Underline this part: “People ask me, If you knew it wasn’t working, why did you marry him? And all I can say is, I didn’t know how not to.” 

 

Your friend who would help you hide a body – We all have at least one friend like this. For Patchett, it was Lucy Grealy. After I’m gone, I can only hope my friends will defend their relationships with me with the same loyalty Patchett shows Grealy. I’d do the same for them.

Tuck the bookmark here: “The ability to have a friend, and be a friend, is not unlike the ability to learn. Both are rooted in the ability to be accepting and open-minded with a talent for hard work. If you are willing to stretch yourself, to risk yourself, if you are willing to love and honor and cherish the people who are important to you until one of you dies, then there will be great heartaches and even greater rewards.”

 

Your friend who has suffered humiliation – It’s hard to know how to cheer up someone who has made a mistake or been insulted or gossiped about, but one way is to show that it happens to everyone. Patchett writes about the times she has been shamed: when she divorced after a single year of marriage; when she had to wear a funny hat and serve fajitas to people she went to high school with; when she got ripped to shreds at a speaking event on a conservative college campus. She sets a great example of resilience – the kind that knows how to let go but also maintains a healthy bit of F-you edge. It’s handy to share with those who need a roadmap to follow.

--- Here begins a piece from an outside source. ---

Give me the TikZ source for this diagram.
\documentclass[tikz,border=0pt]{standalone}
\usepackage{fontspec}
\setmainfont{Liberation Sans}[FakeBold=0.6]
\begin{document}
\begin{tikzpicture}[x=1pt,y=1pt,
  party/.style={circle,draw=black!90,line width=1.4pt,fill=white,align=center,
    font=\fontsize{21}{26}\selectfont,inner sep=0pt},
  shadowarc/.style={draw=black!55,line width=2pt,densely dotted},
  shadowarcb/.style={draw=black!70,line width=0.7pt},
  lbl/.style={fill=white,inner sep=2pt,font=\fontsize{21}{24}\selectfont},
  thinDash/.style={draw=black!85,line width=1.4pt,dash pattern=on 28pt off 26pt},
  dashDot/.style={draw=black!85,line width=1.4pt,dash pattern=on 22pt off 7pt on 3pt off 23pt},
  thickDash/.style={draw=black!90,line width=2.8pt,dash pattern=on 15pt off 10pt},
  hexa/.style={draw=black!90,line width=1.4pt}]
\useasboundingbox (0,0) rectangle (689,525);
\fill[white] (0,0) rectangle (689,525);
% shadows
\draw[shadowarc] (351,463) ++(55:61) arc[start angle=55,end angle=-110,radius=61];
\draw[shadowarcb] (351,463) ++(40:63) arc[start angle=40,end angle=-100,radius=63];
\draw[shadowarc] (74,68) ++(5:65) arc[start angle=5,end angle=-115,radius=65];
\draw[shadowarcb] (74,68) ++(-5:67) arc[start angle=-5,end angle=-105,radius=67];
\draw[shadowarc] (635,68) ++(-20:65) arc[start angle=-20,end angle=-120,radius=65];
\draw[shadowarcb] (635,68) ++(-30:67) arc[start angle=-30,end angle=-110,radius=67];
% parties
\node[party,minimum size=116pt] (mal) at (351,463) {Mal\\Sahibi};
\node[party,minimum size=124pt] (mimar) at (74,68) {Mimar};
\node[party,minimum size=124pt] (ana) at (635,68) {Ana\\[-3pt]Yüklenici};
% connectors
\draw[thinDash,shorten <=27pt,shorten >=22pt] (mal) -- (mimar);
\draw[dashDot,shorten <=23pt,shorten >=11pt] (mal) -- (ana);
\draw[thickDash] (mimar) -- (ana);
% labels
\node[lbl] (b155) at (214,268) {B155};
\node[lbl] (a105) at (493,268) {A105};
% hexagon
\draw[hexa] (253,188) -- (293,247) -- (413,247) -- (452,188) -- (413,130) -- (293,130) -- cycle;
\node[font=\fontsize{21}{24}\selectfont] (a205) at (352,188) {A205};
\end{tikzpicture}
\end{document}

Write this passage on the gift card: “Forgiveness. The ability to forgive oneself. Stop here for a few breaths and think about this because it is the key to making art, and very possibly the key to finding any semblance of happiness in life.”

 

Your friend who’s crazy for dogs – I used to carry a folded-up copy of “The Sense of an Ending,” Patchett’s essay about her dog, Rose, from the September 2012 issue of Vogue. It’s one of the most beautiful essays about love – animal or human – I’ve ever read. For me, this book is worth every penny of its price purely to be able to pass along these words in print.

Fold down the corner of this page:

“I came to realize… that there was between me and every person I had ever loved some element of separation, and I had never seen it until now. There had been long periods spent apart from the different people I loved, due to nothing more than circumstances. There had been arguments and disappointments, for the most part small and easily reconciled, but over time people break apart, no matter how enormous the love they feel for one another is, and it is through the breaking and the reconciliation, the love and the doubting of love, the judgment and then the coming together again, that we find our own identity and define our relationships.”

 

Actually, that’s not just for dog lovers. It’s for anyone. So give the book to anybody. Someone you love. Someone you like. Hell, give it to someone you don’t like. It can only do them good.